- Power type: Diesel
- Builder: Fairbanks-Morse
- Model: H-12-44
- Build date: October 1951 — January 1953
- Total produced: 30
- Configuration:: ​
- • AAR: A1A-A1A
- Gauge: 4 ft 8+1⁄2 in (1,435 mm)
- Prime mover: FM 38D-8 1/8
- Engine type: 2-stroke diesel
- Aspiration: Roots blower
- Displacement: 6,222 in³ (101.8 L)
- Cylinders: 6 (Opposed piston)
- Cylinder size: 8.125 in × 10 in (206 mm × 254 mm)
- Transmission: DC generator, DC traction motors
- Loco brake: Straight air
- Train brakes: Air
- Maximum speed: 60 mph (97 km/h)
- Power output: 1,200 hp (895 kW)
- Locale: North America

= FM H-12-46 =

The FM H-12-46 was a light road switcher of Fairbanks-Morse design manufactured exclusively by the Canadian Locomotive Company from October, 1951-January, 1953 for the Canadian National Railway.
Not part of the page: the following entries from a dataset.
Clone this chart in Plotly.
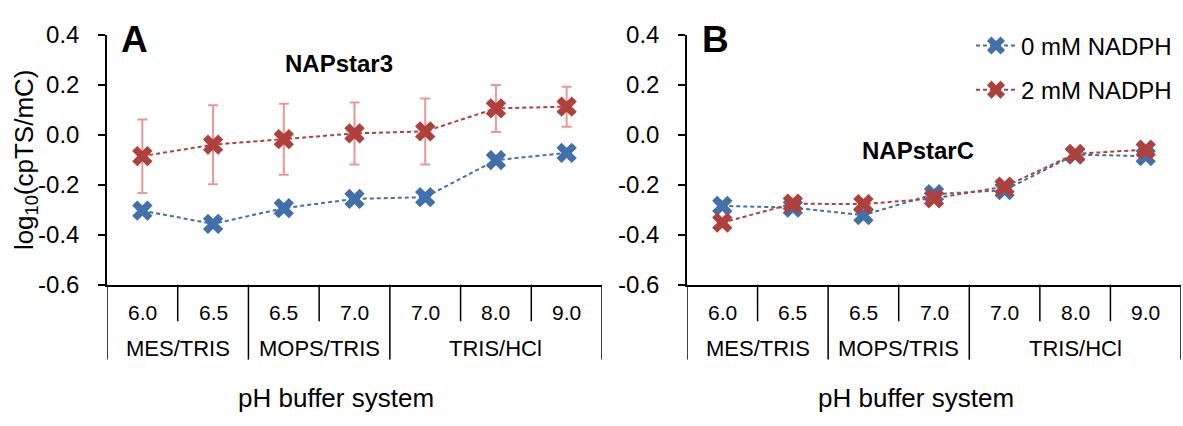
import plotly.graph_objects as go

# pH values (one per buffer condition) and buffer groups
ph_labels = ["6.0", "6.5", "6.5", "7.0", "7.0", "8.0", "9.0"]
buffer_groups = ["MES/TRIS", "MOPS/TRIS", "TRIS/HCl"]
group_sizes = [2, 2, 3]

# NAPstar3 (panel A)
a_0mm = [-0.304, -0.357, -0.294, -0.257, -0.250, -0.102, -0.073]
a_0mm_err = [0.016, 0, 0, 0, 0, 0, 0]
a_2mm = [-0.086, -0.040, -0.018, 0.005, 0.013, 0.105, 0.112]
a_2mm_err = [0.147, 0.158, 0.142, 0.124, 0.132, 0.094, 0.080]

# NAPstarC (panel B)
b_0mm = [-0.285, -0.292, -0.322, -0.238, -0.222, -0.080, -0.086]
b_2mm = [-0.352, -0.276, -0.278, -0.255, -0.208, -0.077, -0.060]

series_names = ["0 mM NADPH", "2 mM NADPH"]
y_ticks = [0.4, 0.2, 0.0, -0.2, -0.4, -0.6]

BLUE = "#4170AB"
RED = "#B0403C"
BLUE_ERR = "#9DB6D8"
RED_ERR = "#E59A98"
FONT = "Liberation Sans, Arial, sans-serif"

W, H = 1183, 426
xs = list(range(len(ph_labels)))

fig = go.Figure()


def add_series(y, name, color, xaxis, yaxis, err=None, err_color=None, show=False):
    fig.add_trace(go.Scatter(
        x=xs, y=y, name=name, mode="lines+markers",
        line=dict(color=color, width=2, dash="4px,3px"),
        marker=dict(symbol="x", size=18, color=color, line=dict(width=0)),
        error_y=(dict(type="data", array=err, visible=True, color=err_color,
                      thickness=2, width=5) if err is not None else None),
        xaxis=xaxis, yaxis=yaxis, showlegend=show, legendgroup=name,
    ))


add_series(a_0mm, series_names[0], BLUE, "x", "y", a_0mm_err, BLUE_ERR)
add_series(a_2mm, series_names[1], RED, "x", "y", a_2mm_err, RED_ERR)
add_series(b_0mm, series_names[0], BLUE, "x2", "y2", show=True)
add_series(b_2mm, series_names[1], RED, "x2", "y2", show=True)

# plot-area placement (paper fractions)
y_dom = [(H - 289) / H, (H - 22) / H]
xa_dom = [107 / W, 602 / W]
xb_dom = [687 / W, 1181 / W]

axis_common = dict(showgrid=False, zeroline=False, showline=True,
                   linecolor="black", linewidth=1.5)
yaxis_common = dict(domain=y_dom, range=[-0.6, 0.4], tickvals=y_ticks,
                    ticktext=[f"{v:.1f}" for v in y_ticks], ticks="outside",
                    ticklen=7, tickwidth=1.5, tickcolor="black",
                    ticklabelstandoff=14, tickfont=dict(size=24), **axis_common)
fig.update_layout(
    width=W, height=H, margin=dict(l=0, r=0, t=0, b=0),
    paper_bgcolor="white", plot_bgcolor="white",
    font=dict(family=FONT, color="black", size=24),
    xaxis=dict(domain=xa_dom, range=[-0.5, 6.5], showticklabels=False,
               ticks="", anchor="y", **axis_common),
    xaxis2=dict(domain=xb_dom, range=[-0.5, 6.5], showticklabels=False,
                ticks="", anchor="y2", **axis_common),
    yaxis=dict(anchor="x", **yaxis_common),
    yaxis2=dict(anchor="x2", **yaxis_common),
    legend=dict(x=971 / W, y=1 - 10 / H, xanchor="left", yanchor="top",
                font=dict(size=24), bgcolor="rgba(0,0,0,0)",
                tracegroupgap=10, itemwidth=40),
)


def label(x, y, text, size, xref="paper", bold=False, angle=0):
    fig.add_annotation(x=x, y=y, xref=xref, yref="paper",
                       text=f"<b>{text}</b>" if bold else text,
                       showarrow=False, xanchor="center", yanchor="middle",
                       textangle=angle, font=dict(size=size))


# multi-level category axis: pH row, buffer row, separators
y_axis_px = 289
short_bottom = 328
long_bottom = 369
for xr in ["x", "x2"]:
    for i, lab in enumerate(ph_labels):
        label(i, (H - 319) / H, lab, 21, xref=xr)
    start = 0
    long_edges = [-0.5]
    for g, n in zip(buffer_groups, group_sizes):
        label(start + (n - 1) / 2, (H - 357) / H, g, 22, xref=xr)
        start += n
        long_edges.append(start - 0.5)
    for k in range(len(ph_labels) + 1):
        edge = k - 0.5
        bottom = long_bottom if edge in long_edges else short_bottom
        fig.add_shape(type="line", xref=xr, yref="paper",
                      x0=edge, x1=edge, y0=(H - y_axis_px) / H, y1=(H - bottom) / H,
                      line=dict(color="black", width=1.5))

# axis titles
label(25 / W, (H - 156) / H, "log<sub>10</sub>(cpTS/mC)", 26, angle=-90)
for cx in [336, 916]:
    label(cx / W, (H - 410) / H, "pH buffer system", 26)

# panel letters and construct names
label(134 / W, (H - 27) / H, "A", 37, bold=True)
label(716 / W, (H - 27) / H, "B", 37, bold=True)
label(339 / W, (H - 53) / H, "NAPstar3", 24, bold=True)
label(918 / W, (H - 146) / H, "NAPstarC", 24, bold=True)

fig.write_html("out.html",
               post_script="document.body.style.margin='0';")
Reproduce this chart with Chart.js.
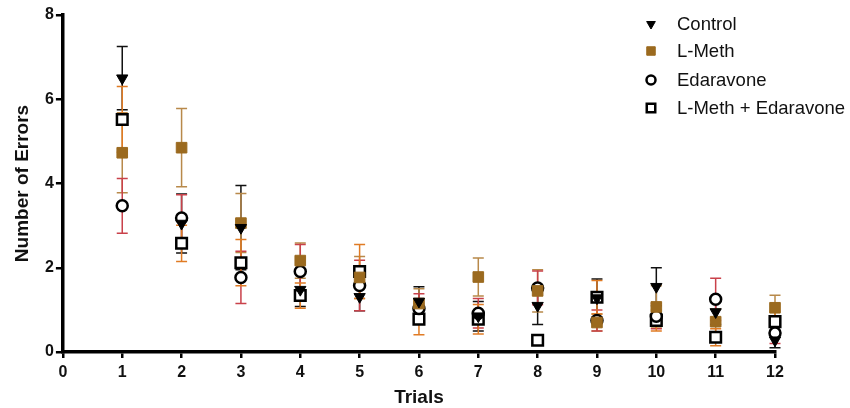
<!DOCTYPE html>
<html>
<head>
<meta charset="utf-8">
<script src="https://cdn.jsdelivr.net/npm/chart.js@4"></script>
<style>
  body { margin: 0; background: #fff; }
  #wrap { position: relative; width: 850px; height: 408px; }
</style>
</head>
<body>
<div id="wrap"><canvas id="myChart" width="850" height="408"></canvas></div>
<script>
const trials = [1, 2, 3, 4, 5, 6, 7, 8, 9, 10, 11, 12];

// means
const control = [6.5, 3.05, 2.95, 1.48, 1.31, 1.2, 0.85, 1.1, 1.28, 1.55, 0.95, 0.28];
const lMeth = [4.73, 4.85, 3.06, 2.17, 1.77, 1.15, 1.78, 1.45, 0.7, 1.07, 0.72, 1.05];
const edaravone = [3.47, 3.18, 1.77, 1.91, 1.58, 1.03, 0.92, 1.52, 0.75, 0.85, 1.25, 0.45];
const lMethEda = [5.52, 2.58, 2.12, 1.34, 1.91, 0.78, 0.78, 0.28, 1.3, 0.75, 0.35, 0.72];

// error (+/-) for each point
const controlErr = [0.75, 0.7, 1.0, 0.4, 0.33, 0.35, 0.35, 0.45, 0.45, 0.45, 0.3, 0.18];
const lMethErr = [0.95, 0.93, 0.7, 0.42, 0.5, 0.35, 0.45, 0.5, 0.2, 0.5, 0.3, 0.3];
const edaravoneErr = [0.65, 0.55, 0.62, 0.64, 0.6, 0.35, 0.35, 0.4, 0.25, 0.3, 0.5, 0.25];
const lMethEdaErr = [0.78, 0.43, 0.55, 0.3, 0.64, 0.37, 0.35, 0, 0.4, 0.25, 0.2, 0.25];

const seriesNames = ['Control', 'L-Meth', 'Edaravone', 'L-Meth + Edaravone'];
const yTicks = [0, 2, 4, 6, 8];

function pts(arr) {
  return arr.map((v, i) => ({ x: trials[i], y: v }));
}

const errorBars = {
  id: 'errorBars',
  beforeDatasetsDraw(chart) {
    const ctx = chart.ctx;
    const xs = chart.scales.x, ys = chart.scales.y;
    chart.data.datasets.forEach(ds => {
      ctx.save();
      ctx.strokeStyle = ds.errColor;
      ctx.lineWidth = 1.5;
      ds.data.forEach((p, j) => {
        const e = ds.err[j];
        if (!e) return;
        const x = xs.getPixelForValue(p.x);
        const top = ys.getPixelForValue(p.y + e);
        const bot = ys.getPixelForValue(Math.max(0, p.y - e));
        ctx.beginPath();
        ctx.moveTo(x, top); ctx.lineTo(x, bot);
        ctx.moveTo(x - 5.5, top); ctx.lineTo(x + 5.5, top);
        ctx.moveTo(x - 5.5, bot); ctx.lineTo(x + 5.5, bot);
        ctx.stroke();
      });
      ctx.restore();
    });
  }
};

// legend drawn at the top right, over the plot like in the original
const sideLegend = {
  id: 'sideLegend',
  afterDraw(chart) {
    const ctx = chart.ctx;
    const rows = [24, 51, 80, 108];
    chart.data.datasets.forEach((ds, i) => {
      ctx.save();
      ctx.fillStyle = ds.backgroundColor;
      ctx.strokeStyle = ds.borderColor;
      ctx.lineWidth = ds.borderWidth;
      Chart.helpers.drawPoint(ctx, {
        pointStyle: ds.pointStyle,
        rotation: ds.rotation || 0,
        radius: ds.legendRadius,
        borderWidth: ds.borderWidth
      }, 651, rows[i]);
      ctx.fillStyle = '#111';
      ctx.font = '18.5px "Liberation Sans", Arial, sans-serif';
      ctx.textBaseline = 'middle';
      ctx.fillText(ds.label, 677, rows[i] + 1);
      ctx.restore();
    });
  }
};

const data = {
  datasets: [
    {
      label: seriesNames[0], data: pts(control), err: controlErr, errColor: '#111111',
      pointStyle: 'triangle', rotation: 180, pointRadius: 6.5, legendRadius: 5, clip: false,
      backgroundColor: '#000', borderColor: '#000', borderWidth: 1
    },
    {
      label: seriesNames[1], data: pts(lMeth), err: lMethErr, errColor: '#b8894a',
      pointStyle: 'rect', pointRadius: 7.5, legendRadius: 6, clip: false,
      backgroundColor: '#9b6a1f', borderColor: '#9b6a1f', borderWidth: 1
    },
    {
      label: seriesNames[2], data: pts(edaravone), err: edaravoneErr, errColor: '#c9414a',
      pointStyle: 'circle', pointRadius: 5.5, legendRadius: 4.5, clip: false,
      backgroundColor: '#fff', borderColor: '#000', borderWidth: 2.5
    },
    {
      label: seriesNames[3], data: pts(lMethEda), err: lMethEdaErr, errColor: '#e07b24',
      pointStyle: 'rect', pointRadius: 7.5, legendRadius: 6, clip: false,
      backgroundColor: '#fff', borderColor: '#000', borderWidth: 2.5
    }
  ]
};

const tickFont = { family: '"Liberation Sans", Arial, sans-serif', size: 16, weight: 'bold', lineHeight: 1 };
const titleFont = { family: tickFont.family, size: 19, weight: 'bold', lineHeight: 1 };

new Chart(document.getElementById('myChart'), {
  type: 'scatter',
  data: data,
  plugins: [errorBars, sideLegend],
  options: {
    responsive: false,
    animation: false,
    layout: { padding: { top: 15, right: 75, left: 13, bottom: 1 } },
    plugins: { legend: { display: false }, tooltip: { enabled: false } },
    elements: { point: { hoverRadius: 0 } },
    scales: {
      x: {
        type: 'linear', min: 0, max: 12,
        ticks: { stepSize: 1, color: '#111', font: tickFont, padding: 7 },
        grid: { drawOnChartArea: false, drawTicks: true, tickLength: 6, color: '#000', lineWidth: 2.5 },
        border: { color: '#000', width: 3.5 },
        title: { display: true, text: 'Trials', color: '#111', font: titleFont, padding: { top: 0, bottom: 0 } }
      },
      y: {
        type: 'linear', min: 0, max: 8,
        afterBuildTicks: axis => { axis.ticks = yTicks.map(v => ({ value: v })); },
        ticks: { color: '#111', font: tickFont, padding: 2 },
        grid: { drawOnChartArea: false, drawTicks: true, tickLength: 7, color: '#000', lineWidth: 2.5 },
        border: { color: '#000', width: 3.5 },
        title: { display: true, text: 'Number of Errors', color: '#111', font: titleFont, padding: { top: 0, bottom: 11 } }
      }
    }
  }
});
</script>
</body>
</html>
Only thirty of the 1,200 hp, six-cylinder opposed piston engine locomotives were produced. The units (assigned #7600-#7629) were configured in an A1A-A1A wheel arrangement, mounted atop a pair of three-axle trucks.

Externally, they boasted many of the same Raymond Loewy design influences found on the larger and more powerful FM H-16-66 model, some of which were built during the same period. None of the units are known to exist today.